His announcement came Friday (May 5). In a sombre presidential address he described the latest attack as "terrorism," saying the gunman has been wearing a T-shirt with neo-Nazi symbols.

Several people were killed and over a dozen wounded in the Thursday incident, just south of the capital Belgrade.

"This recent criminal attack, which followed an attack on our children, targeted not only those who were present near a hunting lodge or fence but our entire country. Every citizen feels the impact of this attack. If I believed in conspiracy theories I would have something to say."

The newly proposed gun control measures would slash the number of weapons in the country tenfold to 40,000.

Vucic also said he had suggested the reintroduction of the death penalty but that the government was against such a step.

The government will, however, hire 1,200 new police officers to improve security in schools.

The suspect from Thursday's attack - a young man born in 2002, was arrested on Friday. The state broadcaster says he had been involved in an altercation in at school.

He is alleged to have, left, then returned and opened fire using an assault rifle and a handgun. Then he randomly targeted people from a moving car.

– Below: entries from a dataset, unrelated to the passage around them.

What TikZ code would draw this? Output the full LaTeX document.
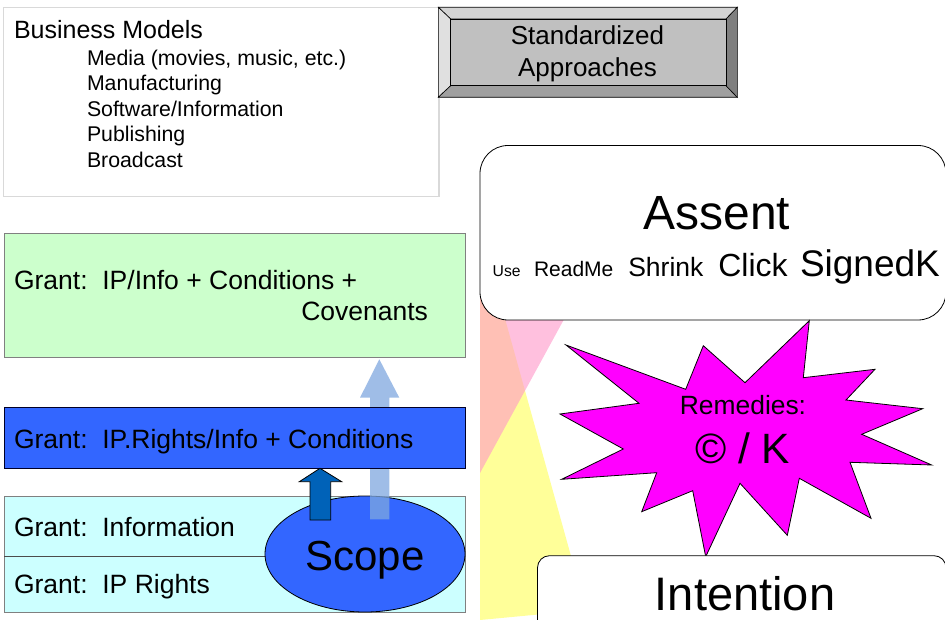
\documentclass[tikz,border=0pt]{standalone}
\usepackage{fontspec}
\setmainfont{Liberation Sans}
\newcommand\setfs[1]{\fontsize{#1}{#1}\selectfont}
\definecolor{bmgray}{HTML}{D9D9D9}
\definecolor{bevtop}{HTML}{D4D4D4}
\definecolor{bevleft}{HTML}{E0E0E0}
\definecolor{bevface}{HTML}{C0C0C0}
\definecolor{bevbot}{HTML}{A0A0A0}
\definecolor{bevright}{HTML}{7F7F7F}
\definecolor{grantgreen}{HTML}{CCFFCC}
\definecolor{grantblue}{HTML}{3366FF}
\definecolor{grantcyan}{HTML}{CCFFFF}
\definecolor{darkarrow}{HTML}{0062B8}
\definecolor{lightarrow}{HTML}{7FA8E0}
\definecolor{beamyellow}{HTML}{FFFF99}
\definecolor{beampink}{HTML}{FF96C8}
\definecolor{burst}{HTML}{FF00FF}
\definecolor{boxline}{HTML}{808080}
\begin{document}
\begin{tikzpicture}[x=1pt,y=-1pt,line join=miter,
  txt/.style={inner sep=0pt,outer sep=0pt,anchor=base west},
  ctxt/.style={inner sep=0pt,outer sep=0pt,anchor=base},
  ln/.style={line width=0.8pt},
  bevel/.style={draw=black,line width=0.6pt}]
\useasboundingbox (0,0) rectangle (945,620);
\fill[white] (0,0) rectangle (945,620);

% background beams
\fill[beamyellow] (480,290) -- (497,290) -- (586,610) -- (480,620) -- cycle;
\fill[beampink,opacity=0.6] (480,290) -- (580,290) -- (480,473) -- cycle;

% Business models
\draw[draw=bmgray,line width=1.6pt,fill=white] (3.5,7.5) rectangle (439,196.5);
\node[txt,font=\setfs{25}] (bm) at (14,39) {Business Models};
\node[txt,font=\setfs{21.3}] (bm1) at (87,65.5) {Media (movies, music, etc.)};
\node[txt,font=\setfs{21.3}] (bm2) at (87,91) {Manufacturing};
\node[txt,font=\setfs{21.3}] (bm3) at (87,116.5) {Software/Information};
\node[txt,font=\setfs{21.3}] (bm4) at (87,142) {Publishing};
\node[txt,font=\setfs{21.3}] (bm5) at (87,167.5) {Broadcast};

% Standardized approaches (bevel)
\filldraw[bevel,fill=bevtop] (438.3,7.3) -- (737.3,7.3) -- (726,19) -- (450.7,19) -- cycle;
\filldraw[bevel,fill=bevleft] (438.3,7.3) -- (450.7,19) -- (450.7,85.7) -- (438.3,97.3) -- cycle;
\filldraw[bevel,fill=bevbot] (438.3,97.3) -- (450.7,85.7) -- (726,85.7) -- (737.3,97.3) -- cycle;
\filldraw[bevel,fill=bevright] (737.3,7.3) -- (737.3,97.3) -- (726,85.7) -- (726,19) -- cycle;
\filldraw[bevel,fill=bevface] (450.7,19) rectangle (726,85.7);
\node[ctxt,font=\setfs{26}] (sa1) at (587.5,45) {Standardized};
\node[ctxt,font=\setfs{26}] (sa2) at (587.5,76.5) {Approaches};

% Grant boxes
\filldraw[ln,draw=boxline,fill=grantgreen] (4,233.3) rectangle (465,357.3);
\node[txt,font=\setfs{26.5}] (g3a) at (14,289.3) {Grant:\ \ IP/Info + Conditions +};
\node[inner sep=0pt,outer sep=0pt,anchor=base east,font=\setfs{26.5}] (g3b) at (428,320.7) {Covenants};

\filldraw[ln,draw=boxline,fill=grantcyan] (4,496) rectangle (465,612.7);
\draw[ln,draw=black!70] (4,556) -- (300,556);
\node[txt,font=\setfs{26.5}] (g1a) at (14,536) {Grant:\ \ Information};
\node[txt,font=\setfs{26.5}] (g1b) at (14,593.3) {Grant:\ \ IP Rights};

% Scope
\filldraw[ln,draw=black,fill=grantblue] (365,554) ellipse [x radius=100, y radius=58];
\fill[lightarrow,opacity=0.75] (370,519.3) -- (370,397.7) -- (360,397.7) -- (379.3,359.3) -- (399.3,397.7) -- (389.3,397.7) -- (389.3,519.3) -- cycle;

\filldraw[ln,draw=black!85!blue,fill=grantblue] (4,407.7) rectangle (465,468.3);
\node[txt,font=\setfs{26.5}] (g2) at (14,448.2) {Grant:\ \ IP.Rights/Info + Conditions};

\filldraw[ln,draw=black,fill=darkarrow] (310,520) -- (310,481.7) -- (299.3,481.7) -- (320,468.3) -- (341.7,481.7) -- (330.7,481.7) -- (330.7,520) -- cycle;
\node[ctxt,font=\setfs{42}] (scope) at (365,570) {Scope};

% Assent
\draw[ln,fill=white,rounded corners=28pt] (480,145.5) rectangle (946,320);
\node[ctxt,font=\setfs{48}] (assent) at (716.7,230) {Assent};
\node[txt,font=\setfs{15.7}] (use) at (492.7,276.7) {Use};
\node[txt,font=\setfs{21}] (readme) at (534,276.7) {ReadMe};
\node[txt,font=\setfs{26.5}] (shrink) at (628.3,276.7) {Shrink};
\node[txt,font=\setfs{32}] (click) at (718.3,276.7) {Click};
\node[txt,font=\setfs{37}] (signedk) at (800,276.7) {SignedK};

% Remedies starburst
\filldraw[ln,draw=black,fill=burst]
  (809.3,320.7) -- (803.3,377.7) -- (875,369.3) -- (846,400) -- (922.7,408.7)
  -- (861.7,434.3) -- (931.7,465) -- (850,462.3) -- (871,518.3) -- (799.3,478.3)
  -- (787.3,535.3) -- (740,483.3) -- (705.7,556.7) -- (692.7,490.7) -- (641.7,511.7)
  -- (656.7,472.7) -- (561.7,479.3) -- (623.3,449) -- (560,414) -- (639,403.3)
  -- (566,345) -- (685.7,389.3) -- (703.3,345.7) -- (745,382.7) -- cycle;
\node[ctxt,font=\setfs{26.4}] (rem) at (743,414.3) {Remedies:};
\node[ctxt,font=\setfs{42.4}] (ck) at (742.7,463.3) {© / K};

% Intention
\draw[ln,fill=white,rounded corners=12pt] (537.5,555.7) rectangle (946,650);
\node[ctxt,font=\setfs{47}] (intention) at (745,610) {Intention};
\end{tikzpicture}
\end{document}
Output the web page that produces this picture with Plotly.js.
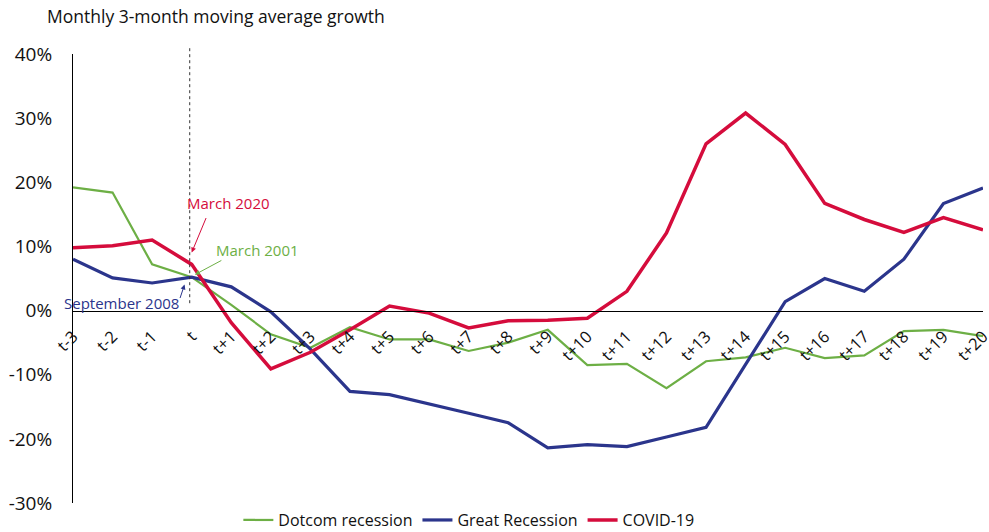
<!DOCTYPE html>
<html>
<head>
<meta charset="utf-8">
<script src="https://cdn.plot.ly/plotly-3.0.1.min.js"></script>
<style>html,body{margin:0;padding:0;background:#fff;}#chart{width:989px;height:532px;}</style>
</head>
<body>
<div id="chart"></div>
<script>
const categories = ['t-3','t-2','t-1','t','t+1','t+2','t+3','t+4','t+5','t+6','t+7','t+8','t+9','t+10','t+11','t+12','t+13','t+14','t+15','t+16','t+17','t+18','t+19','t+20'];
const dotcom = [19.2, 18.4, 7.2, 5.2, 0.9, -3.7, -5.8, -2.6, -4.5, -4.5, -6.3, -5.0, -3.0, -8.5, -8.3, -12.1, -7.9, -7.3, -5.8, -7.4, -7.0, -3.2, -3.0, -4.0];
const greatRecession = [8.0, 5.1, 4.3, 5.2, 3.7, -0.2, -6.0, -12.6, -13.1, -14.5, -16.0, -17.5, -21.4, -20.9, -21.2, -19.7, -18.2, -8.4, 1.4, 5.0, 3.0, 8.0, 16.7, 19.1];
const covid = [9.8, 10.1, 11.0, 7.2, -1.9, -9.1, -6.5, -3.0, 0.7, -0.4, -2.7, -1.6, -1.5, -1.2, 3.0, 12.1, 26.0, 30.8, 25.9, 16.7, 14.2, 12.2, 14.5, 12.6];
const seriesNames = ['Dotcom recession', 'Great Recession', 'COVID-19'];
const yTickValues = [-30, -20, -10, 0, 10, 20, 30, 40];
const yTickLabels = ['-30%', '-20%', '-10%', '0%', '10%', '20%', '30%', '40%'];

const GREEN = '#6DAF45', BLUE = '#2B358C', RED = '#D50C3C';
const FONT = 'Open Sans, sans-serif';

const traces = [
  {x: categories, y: dotcom, name: seriesNames[0], type: 'scatter', mode: 'lines', line: {color: GREEN, width: 2.2}},
  {x: categories, y: greatRecession, name: seriesNames[1], type: 'scatter', mode: 'lines', line: {color: BLUE, width: 3.2}},
  {x: categories, y: covid, name: seriesNames[2], type: 'scatter', mode: 'lines', line: {color: RED, width: 3.5}}
];

const layout = {
  width: 989, height: 532,
  margin: {l: 73, r: 6, t: 54, b: 29, autoexpand: false},
  paper_bgcolor: '#fff', plot_bgcolor: '#fff',
  font: {family: FONT, color: '#111', size: 16},
  showlegend: true,
  legend: {orientation: 'h', x: 0.435, xanchor: 'center', y: -0.038, yanchor: 'middle',
           font: {size: 16, color: '#111'}, itemwidth: 30, traceorder: 'normal'},
  xaxis: {type: 'category', range: [0, 23], anchor: 'free', position: 30/70,
          showline: true, linecolor: '#000', linewidth: 1, showgrid: false, zeroline: false,
          ticks: '', tickangle: -45, tickfont: {size: 16.5, color: '#111'}, ticklabelstandoff: 9},
  yaxis: {range: [-30, 40], tickvals: yTickValues, ticktext: yTickLabels, showline: true, linecolor: '#000', linewidth: 1,
          showgrid: false, zeroline: false, ticks: '', tickfont: {size: 19, color: '#111'}, ticklabelstandoff: 16},
  title: {text: 'Monthly 3-month moving average growth', x: 47/989, xanchor: 'left', y: 1 - 17/532, yanchor: 'middle',
          font: {size: 17.5, color: '#111', family: FONT}},
  shapes: [
    {type: 'line', xref: 'x', yref: 'paper', x0: 2.95, x1: 2.95, y0: 0.445, y1: 1.0156,
     line: {color: '#333', width: 1, dash: 'dot'}}
  ],
  annotations: [
    {x: 3, y: 9.05, xref: 'x', yref: 'y', ax: 15, ay: -36, text: '', showarrow: true, arrowhead: 2, arrowsize: 1, arrowwidth: 1, arrowcolor: RED},
    {x: 3.93, y: 16.7, xref: 'x', yref: 'y', text: 'March 2020', showarrow: false, font: {size: 15, color: RED}},
    {x: 3.08, y: 5.6, xref: 'x', yref: 'y', ax: 28, ay: -15, text: '', showarrow: true, arrowhead: 2, arrowsize: 1, arrowwidth: 1, arrowcolor: GREEN},
    {x: 4.66, y: 9.5, xref: 'x', yref: 'y', text: 'March 2001', showarrow: false, font: {size: 15, color: GREEN}},
    {x: 2.82, y: 4.06, xref: 'x', yref: 'y', ax: -5, ay: 15, text: '', showarrow: true, arrowhead: 2, arrowsize: 1, arrowwidth: 1, arrowcolor: BLUE},
    {x: 1.235, y: 1.25, xref: 'x', yref: 'y', text: 'September 2008', showarrow: false, font: {size: 15, color: BLUE}}
  ]
};

Plotly.newPlot('chart', traces, layout, {displayModeBar: false, staticPlot: true});
</script>
</body>
</html>
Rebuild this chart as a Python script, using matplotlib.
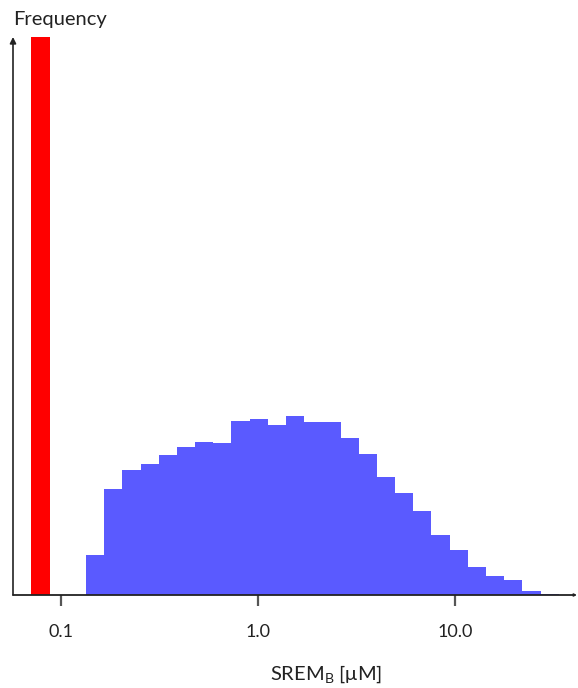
import numpy as np
import matplotlib
matplotlib.use("Agg")
import matplotlib.pyplot as plt

# ---- data ----
blue_counts = [40, 106, 125, 131, 140, 148, 153, 152, 174, 176, 170, 179, 173,
               173, 157, 141, 118, 102, 84, 60, 45, 28, 19, 15, 4, 1]
red_count = 558
first_edge = 0.1339      # lower edge of first blue bin (uM)
bin_step = 0.0923        # bin width in decades
red_bin_offset = -3      # red bin index relative to first blue bin
tick_values = [0.1, 1.0, 10.0]
tick_labels = ["0.1", "1.0", "10.0"]
x_min, x_max = 0.05705, 41.6
y_max = 558

plt.rcParams['font.family'] = ['Lato', 'DejaVu Sans']
plt.rcParams['mathtext.fontset'] = 'custom'
plt.rcParams['mathtext.rm'] = 'Lato'

fig = plt.figure(figsize=(5.78, 6.88), dpi=100)
ax = fig.add_axes([13 / 578, (688 - 595) / 688, (577 - 13) / 578, (595 - 37) / 688])

n = len(blue_counts)
log0 = np.log10(first_edge)
edges = 10 ** (log0 + bin_step * np.arange(n + 1))
ax.bar(edges[:-1], blue_counts, width=np.diff(edges), align='edge',
       color='#5a5aff', edgecolor='none', linewidth=0)

r_lo = 10 ** (log0 + bin_step * red_bin_offset)
r_hi = 10 ** (log0 + bin_step * (red_bin_offset + 1))
ax.bar([r_lo], [red_count], width=[r_hi - r_lo], align='edge',
       color='#ff0000', edgecolor='none', linewidth=0, clip_on=False)

ax.set_xscale('log')
ax.set_xlim(x_min, x_max)
ax.set_ylim(0, y_max)

for s in ['top', 'right', 'left', 'bottom']:
    ax.spines[s].set_visible(False)

# axes with arrows
ax.annotate('', xy=(0, 1.0), xytext=(0, 0), xycoords='axes fraction',
            arrowprops=dict(arrowstyle='-|>', lw=1.2, color='#222222',
                            mutation_scale=9, shrinkA=0, shrinkB=0))
ax.annotate('', xy=(1.0, 0), xytext=(0, 0), xycoords='axes fraction',
            arrowprops=dict(arrowstyle='-|>', lw=1.3, color='#222222',
                            mutation_scale=3, shrinkA=0, shrinkB=0))

ax.set_xticks(tick_values)
ax.set_xticklabels(tick_labels)
ax.xaxis.set_minor_locator(matplotlib.ticker.NullLocator())
ax.set_yticks([])
ax.tick_params(axis='x', direction='out', length=8, width=1.6, color='#555555',
               pad=13, labelsize=13, labelcolor='#222222')

fig.text(13 / 578, 1 - 20 / 688, 'Frequency', ha='left', va='center',
         fontsize=14.5, color='#222222')
fig.text(326 / 578, 1 - 674 / 688, r'SREM$_\mathrm{B}$ [μM]', ha='center',
         va='center', fontsize=14.5, color='#222222')

fig.savefig('out.png', dpi=100)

An off-duty policeman and his younger sister are reported to be among the victims of Thursday’s shooting.

This woman and her daughter knew them.

She told Reuters she was in shock and that her daughter had had to take sedatives.

The latest mass shooting has dazed the country, which is still mourning from a mass shooting on Wednesday, when a 13-year-old killed nine people at a school in Belgrade.

Although Serbia has strict gun control laws, it also has, what can be described as an entrenched gun culture, especially in rural areas.

Automatic weapons are illegal and over the years authorities have offered several amnesties to those who surrender them.